Originally Published February 5th, 2019
Part 5: The Road’s End
May 7th, 2017
After driving several hours to Blarney, we both desperately needed to get out of the car and stretch. We stopped at what we thought was Blarney Castle, a packed parking lot overlooked by a huge stone structure. The building turned out to be Woolen Mills, one of Ireland’s largest department stores. We settled for a coffee from Insomniac’s—both of us thought the cappuccino was too milky. After exploring a park next to the giant parking lot, we noticed signs that lead to Blarney Castle—just a block away. We took a walk and scoffed at the obvious tourist trap that surrounded the castle. We never considered paying the $30 entry fee. It was a joke. When folks back home asked us if we would “kiss the Blarney Stone“ we laughed—gross.

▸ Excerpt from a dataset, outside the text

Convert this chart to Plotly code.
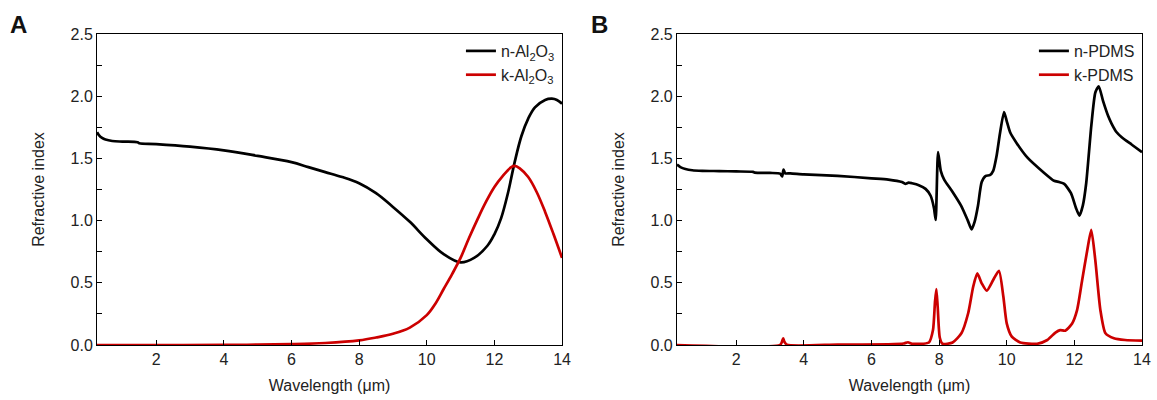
import plotly.graph_objects as go
from plotly.subplots import make_subplots

# Al2O3 optical constants
wl_n_al2o3 = [0.25, 0.3, 0.4, 0.5, 0.7, 1.0, 1.45, 1.5, 2, 3, 4, 5, 6, 6.5, 7, 7.5, 8, 8.5,
              9, 9.5, 10, 10.5, 11.0, 11.4, 11.8, 12.0, 12.2, 12.4, 12.6, 12.8, 13.0, 13.2,
              13.5, 13.7, 13.85, 14]
n_al2o3 = [1.71, 1.69, 1.665, 1.652, 1.64, 1.635, 1.63, 1.622, 1.615, 1.595, 1.565, 1.52, 1.47,
           1.43, 1.39, 1.35, 1.30, 1.22, 1.11, 0.99, 0.85, 0.73, 0.664, 0.70, 0.80, 0.89, 1.02,
           1.22, 1.47, 1.68, 1.82, 1.91, 1.97, 1.98, 1.97, 1.94]

wl_k_al2o3 = [0.25, 2, 4, 5, 6, 7, 8, 8.5, 9, 9.5, 10, 10.25, 10.5, 10.75, 11, 11.25, 11.5,
              11.75, 12, 12.25, 12.5, 12.6, 12.75, 13, 13.25, 13.5, 13.75, 14]
k_al2o3 = [0, 0, 0.001, 0.003, 0.007, 0.016, 0.037, 0.06, 0.09, 0.14, 0.24, 0.33, 0.45, 0.57,
           0.70, 0.86, 1.01, 1.15, 1.27, 1.36, 1.43, 1.44, 1.42, 1.35, 1.23, 1.07, 0.89, 0.70]

# PDMS optical constants
wl_n_pdms = [0.25, 0.35, 0.5, 0.7, 1.0, 1.5, 2.0, 2.5, 2.55, 3.0, 3.3, 3.36, 3.40, 3.45, 3.6, 4,
             5, 6, 6.5, 6.9, 7.0, 7.1, 7.2, 7.4, 7.6, 7.75, 7.85, 7.9, 7.97, 8.05, 8.15, 8.4, 8.65,
             8.85, 8.96, 9.05, 9.15, 9.26, 9.38, 9.5, 9.6, 9.7, 9.8, 9.92, 10.0, 10.1, 10.3, 10.6,
             11.1, 11.4, 11.55, 11.7, 11.9, 12.05, 12.15, 12.25, 12.35, 12.5, 12.62, 12.72, 12.85,
             13.0, 13.1, 13.25, 13.4, 13.7, 14]
n_pdms = [1.45, 1.43, 1.415, 1.405, 1.40, 1.398, 1.395, 1.392, 1.386, 1.383, 1.378, 1.355, 1.41,
          1.38, 1.38, 1.372, 1.36, 1.34, 1.33, 1.31, 1.295, 1.305, 1.30, 1.285, 1.255, 1.20, 1.10,
          1.005, 1.55, 1.40, 1.33, 1.23, 1.12, 1.0, 0.93, 0.99, 1.12, 1.31, 1.36, 1.365, 1.40, 1.52,
          1.70, 1.873, 1.80, 1.71, 1.62, 1.51, 1.385, 1.32, 1.31, 1.295, 1.22, 1.10, 1.04, 1.12,
          1.30, 1.76, 2.03, 2.08, 1.96, 1.84, 1.78, 1.71, 1.67, 1.61, 1.55]

wl_k_pdms = [0.25, 3.3, 3.36, 3.39, 3.42, 3.5, 5, 6.5, 6.95, 7.08, 7.2, 7.7, 7.82, 7.88, 7.92,
             7.96, 8.02, 8.1, 8.4, 8.66, 8.86, 9.01, 9.13, 9.26, 9.41, 9.6, 9.77, 9.9, 10.0, 10.15,
             10.4, 10.9, 11.2, 11.44, 11.58, 11.73, 11.93, 12.08, 12.23, 12.38, 12.5, 12.62, 12.77,
             12.92, 13.17, 13.5, 14]
k_pdms = [0, 0, 0.03, 0.054, 0.03, 0.002, 0.003, 0.006, 0.012, 0.022, 0.01, 0.02, 0.12, 0.35,
          0.45, 0.30, 0.06, 0.01, 0.02, 0.094, 0.255, 0.47, 0.576, 0.496, 0.437, 0.523, 0.597,
          0.39, 0.174, 0.067, 0.02, 0.01, 0.04, 0.10, 0.12, 0.115, 0.17, 0.28, 0.52, 0.76, 0.925,
          0.68, 0.28, 0.094, 0.054, 0.04, 0.035]

x_ticks = [2, 4, 6, 8, 10, 12, 14]
y_ticks = [0.0, 0.5, 1.0, 1.5, 2.0, 2.5]

BLACK = "#000000"
RED = "#cc0000"
FONT = "Arial, Liberation Sans, sans-serif"

fig = make_subplots(rows=1, cols=2, horizontal_spacing=0.11)

def line(color, smoothing):
    return dict(color=color, width=2.7, shape="spline", smoothing=smoothing)

fig.add_trace(go.Scatter(x=wl_n_al2o3, y=n_al2o3, mode="lines", line=line(BLACK, 1.0),
                         name="n-Al<sub>2</sub>O<sub>3</sub>", legend="legend"), row=1, col=1)
fig.add_trace(go.Scatter(x=wl_k_al2o3, y=k_al2o3, mode="lines", line=line(RED, 1.0),
                         name="k-Al<sub>2</sub>O<sub>3</sub>", legend="legend"), row=1, col=1)
fig.add_trace(go.Scatter(x=wl_n_pdms, y=n_pdms, mode="lines", line=line(BLACK, 0.6),
                         name="n-PDMS", legend="legend2"), row=1, col=2)
fig.add_trace(go.Scatter(x=wl_k_pdms, y=k_pdms, mode="lines", line=line(RED, 0.6),
                         name="k-PDMS", legend="legend2"), row=1, col=2)

dom_a = [0.0, 0.445]
dom_b = [0.555, 1.0]

xaxis_style = dict(range=[0.25, 14], tickvals=x_ticks, ticks="inside", ticklen=5, tickwidth=1,
                   tickcolor=BLACK, showline=True, linecolor=BLACK, linewidth=1, mirror=True,
                   showgrid=False, zeroline=False, automargin=False,
                   title=dict(text="Wavelength (μm)", font=dict(size=16, color="#222"), standoff=12),
                   tickfont=dict(size=16, color="#222"))
yaxis_style = dict(range=[0, 2.5], tickvals=y_ticks, ticktext=[f"{v:.1f}" for v in y_ticks],
                   ticks="inside", ticklen=5, tickwidth=1, tickcolor=BLACK,
                   minor=dict(dtick=0.25, tick0=0, ticks="inside", ticklen=5, tickcolor=BLACK),
                   showline=True, linecolor=BLACK, linewidth=1, mirror=True,
                   showgrid=False, zeroline=False, automargin=False,
                   title=dict(text="Refractive index", font=dict(size=16, color="#222"), standoff=21),
                   tickfont=dict(size=16, color="#222"))

fig.update_xaxes(**xaxis_style)
fig.update_yaxes(**yaxis_style)
fig.update_xaxes(domain=dom_a, row=1, col=1)
fig.update_xaxes(domain=dom_b, row=1, col=2)

legend_style = dict(bgcolor="rgba(0,0,0,0)", borderwidth=0, font=dict(size=16, color="#222"),
                    xanchor="right", yanchor="top", itemwidth=30, tracegroupgap=0)
fig.update_layout(
    width=1157, height=400,
    margin=dict(l=97, r=15, t=34, b=55, autoexpand=False),
    paper_bgcolor="white", plot_bgcolor="white",
    font=dict(family=FONT, size=16, color="#222"),
    showlegend=True,
    legend=dict(x=dom_a[1] - 0.002, y=1.0, **legend_style),
    legend2=dict(x=dom_b[1] - 0.002, y=1.0, **legend_style),
    annotations=[
        dict(text="<b>A</b>", x=-0.085, y=1.08, xref="paper", yref="paper",
             xanchor="left", yanchor="top", showarrow=False, font=dict(size=24, color="#111")),
        dict(text="<b>B</b>", x=0.471, y=1.08, xref="paper", yref="paper",
             xanchor="left", yanchor="top", showarrow=False, font=dict(size=24, color="#111")),
    ],
)

fig.write_html("out.html")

We decided to go to our next B&B but when we arrived at 2 PM there was a note saying that we couldn’t check in yet. Tired, road weary, & bored—we decided to go back and take a look at the castle after all.
It was fantastic! Definitely one of our favorite visits on the trip. The grounds of the castle were beautiful! There was a huge area consisting of the castle, bridge, river, garden (poison garden), horse stable, and a large ornate mansion. There was even a small cave under the castle that could be explored.

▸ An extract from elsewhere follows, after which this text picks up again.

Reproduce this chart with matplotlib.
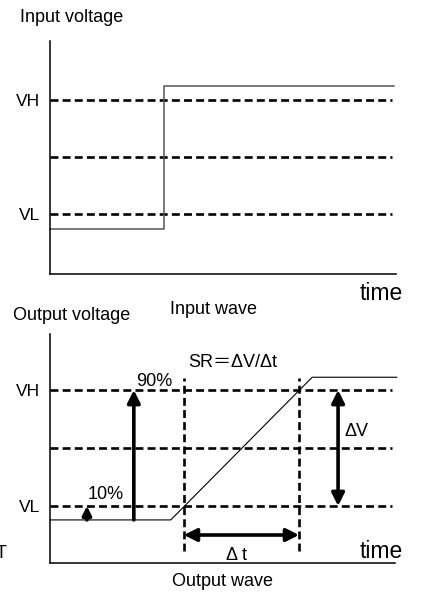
import matplotlib
matplotlib.use("Agg")
from matplotlib import pyplot as plt

plt.rcParams['font.family'] = ['Liberation Sans', 'Noto Sans CJK SC', 'DejaVu Sans']

# levels (both panels)
VL, VMID, VH = 1.0, 2.0, 3.0

# input wave: step
in_t = [0.0, 3.3, 3.3, 9.95]
in_v = [0.74, 0.74, 3.25, 3.25]

# output wave: ramp
out_t = [0.0, 3.5, 7.6, 10.05]
out_v = [0.76, 0.76, 3.22, 3.22]
t10, t90 = 3.88, 7.22          # time at 10% / 90%
arr10_t, arr90_t = 1.07, 2.43  # positions of the 10% / 90% arrows
dv_t = 8.35                    # position of the delta V arrow
dt_v = 0.5                     # level of the delta t arrow

fig = plt.figure(figsize=(4.22, 6.07), dpi=100)
ax1 = fig.add_axes([50/422, 1-274/607, 346/422, 233/607])
ax2 = fig.add_axes([50/422, 1-563/607, 345/422, 229/607])

dash = dict(color='black', lw=1.9, linestyle=(0, (3.0, 1.6)))

for ax in (ax1, ax2):
    for s in ('top', 'right'):
        ax.spines[s].set_visible(False)
    for s in ('left', 'bottom'):
        ax.spines[s].set_linewidth(1.1)
    ax.set_xlim(0, 10)
    ax.set_xticks([])
    ax.set_yticks([VL, VH], ['VL', 'VH'])
    ax.tick_params(axis='y', length=0, pad=7, labelsize=12.5)

ax1.set_ylim(-0.05, 4.04)
ax2.set_ylim(1 - 57/58, 1 + 172/58)

# top panel
for lv in (VL, VMID, VH):
    ax1.plot([0, 9.88], [lv, lv], **dash)
ax1.plot(in_t, in_v, color='#555555', lw=1.1, clip_on=False)

# bottom panel
for lv in (VL, VMID, VH):
    ax2.plot([0, 9.91], [lv, lv], **dash)
for tt in (t10, t90):
    ax2.plot([tt, tt], [0.22, 3.21], **dash)
ax2.plot(out_t, out_v, color='black', lw=0.8, clip_on=False)

ap = dict(arrowstyle='-|>', lw=2.6, color='black', mutation_scale=19,
          shrinkA=0, shrinkB=0)
ap2 = dict(ap, arrowstyle='<|-|>')
ax2.annotate('', xy=(arr10_t, VL), xytext=(arr10_t, out_v[0]), arrowprops=dict(ap, mutation_scale=13))
ax2.annotate('', xy=(arr90_t, VH), xytext=(arr90_t, out_v[0]), arrowprops=ap)
ax2.annotate('', xy=(dv_t, VH), xytext=(dv_t, VL), arrowprops=ap2)
ax2.annotate('', xy=(t90, dt_v), xytext=(t10, dt_v), arrowprops=ap2)

fs = 13
ax2.text(1.1, 1.19, '10%', fontsize=fs, va='center')
ax2.text(2.49, 3.14, '90%', fontsize=fs, va='center')
ax2.text(4.0, 3.48, 'SR＝ΔV/Δt', fontsize=fs, va='center')
ax2.text(8.55, 2.28, 'ΔV', fontsize=fs, va='center')
ax2.text(5.42, 0.155, 'Δ t', fontsize=fs, va='center', ha='center')

fig.text(20/422, 1-17/607, 'Input voltage', fontsize=fs, va='center')
fig.text(13/422, 1-316/607, 'Output voltage', fontsize=fs, va='center')
fig.text(214/422, 1-309/607, 'Input wave', fontsize=fs, va='center', ha='center')
fig.text(222/422, 1-581/607, 'Output wave', fontsize=fs, va='center', ha='center')
fig.text(403/422, 1-294/607, 'time', fontsize=16.5, va='center', ha='right')
fig.text(403/422, 1-552/607, 'time', fontsize=16.5, va='center', ha='right')
# the reference shows this letter cut by the left edge
fig.text(6/422, 1-553/607, 'T', fontsize=fs, va='center', ha='right')

fig.savefig('out.png', dpi=100)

I had an Irish coffee (coffee & whiskey) and Ashley settled for a vanilla cone. We made our way around the claustrophobic staircases, huge open dining halls, & and sleeping chambers to the top of the castle. And yes, we kissed the Blarney Stone. Even though we said we wouldn’t—it drew us in. There was something magical about the whole experience—maybe it was just the Whiskey.
In order to kiss the stone, you have to lay flat on your back and hang over an opening at the top of the castle. There’s a couple of bars to keep you from falling—oh yeah, and a friendly Irish dude who grabs ahold of you while you’re kissing a rock underneath a castle top. Not weird at all.

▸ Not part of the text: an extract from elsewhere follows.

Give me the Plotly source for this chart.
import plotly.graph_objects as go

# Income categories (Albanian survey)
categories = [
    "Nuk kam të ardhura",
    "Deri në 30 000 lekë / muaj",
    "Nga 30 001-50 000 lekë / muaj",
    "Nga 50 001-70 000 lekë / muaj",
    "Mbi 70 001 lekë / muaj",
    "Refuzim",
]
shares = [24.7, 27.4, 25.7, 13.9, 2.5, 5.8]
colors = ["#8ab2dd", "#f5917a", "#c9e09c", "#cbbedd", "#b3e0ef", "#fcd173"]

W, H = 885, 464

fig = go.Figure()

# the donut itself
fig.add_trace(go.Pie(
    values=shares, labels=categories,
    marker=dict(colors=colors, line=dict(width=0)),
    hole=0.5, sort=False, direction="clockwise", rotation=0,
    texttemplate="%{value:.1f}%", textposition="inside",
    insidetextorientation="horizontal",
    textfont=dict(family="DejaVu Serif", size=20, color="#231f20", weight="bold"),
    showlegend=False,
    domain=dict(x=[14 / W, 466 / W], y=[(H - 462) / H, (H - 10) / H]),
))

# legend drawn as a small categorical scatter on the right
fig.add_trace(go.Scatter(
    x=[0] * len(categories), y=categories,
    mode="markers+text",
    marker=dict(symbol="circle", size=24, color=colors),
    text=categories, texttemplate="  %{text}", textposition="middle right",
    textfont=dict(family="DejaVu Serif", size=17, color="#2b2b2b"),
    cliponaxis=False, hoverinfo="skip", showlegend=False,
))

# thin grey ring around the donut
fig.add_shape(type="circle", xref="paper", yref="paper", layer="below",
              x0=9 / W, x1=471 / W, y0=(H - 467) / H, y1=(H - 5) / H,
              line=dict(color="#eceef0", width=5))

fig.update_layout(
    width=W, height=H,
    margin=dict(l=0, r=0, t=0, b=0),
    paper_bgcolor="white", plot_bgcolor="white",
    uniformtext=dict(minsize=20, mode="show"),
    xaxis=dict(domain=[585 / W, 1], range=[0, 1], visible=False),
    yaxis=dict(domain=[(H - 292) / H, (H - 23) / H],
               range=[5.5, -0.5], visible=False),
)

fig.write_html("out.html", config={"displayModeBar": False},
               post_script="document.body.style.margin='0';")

We left Blarney the next day and headed for Dublin. While we originally flew into Dublin Airport on the first day of our trip, we drove out of the town immediately. Now it was time to return and do a proper tour of the capital.
After arriving at our next B&B, we took a bus into the city and walked along the cobblestone streets to find Temple Bar, the oldest pub in Dublin. There we had a few pints of Guinness and were back to the streets. We searched down alleyways and eventually had more Guinness then fish & chips somewhere—I don’t remember now.
We walked through crowds of rushing people as bright red buses shot by. After a few hours of wondering, we made our way to Trinity College, in the hopes of seeing The Book of Kells. Sadly, the library was closed for the day and we left the campus tired, sunburnt, and ready to leave the city.
The Irish Sea
That evening we returned to our car and drove a short distance to the Irish Sea. We had one last thing to do before leaving for home.
While we were away on our trip, Ashley’s Great Grandmother Irene passed away. It was an incredibly sad time. We found out early on in the trip and the day of her funeral was our last day in Ireland.
So, we had our own memorial service for Irene at the Irish Sea. It was our way of saying goodbye to a sweet, loving, truly incredible woman.
The Road’s End
We have stories to tell, stories that provide wisdom about the journey of life. What more have we to give one another than our ‘truth’ about our human adventure as honestly and as openly as we know how? — Rabbi Saul Rubin
Looking back on our trip nearly 2 years later—I honestly can’t believe we flew together for the first time, overseas, to a foreign country, then drove hundreds of miles around the entire island and back. There were intense times, sad times, scary times, magical times, and fun times.
At the end of the road we were crushed, debilitated—wasted.
“It’s dangerous business going out your front door.” —Tolkien
I’ve never been so tired in my life.
It was insane.
It was something crazy people do.
But when I look back on my life I want to say “Wow, I can’t believe I did that.” rather than, “Wow, I wish I’d done that.”
I want to add more “Can’t Believes” to my list. I hope these stories inspire you to do the same.
“Nothing behind me, everything ahead of me, as is ever so on the road.”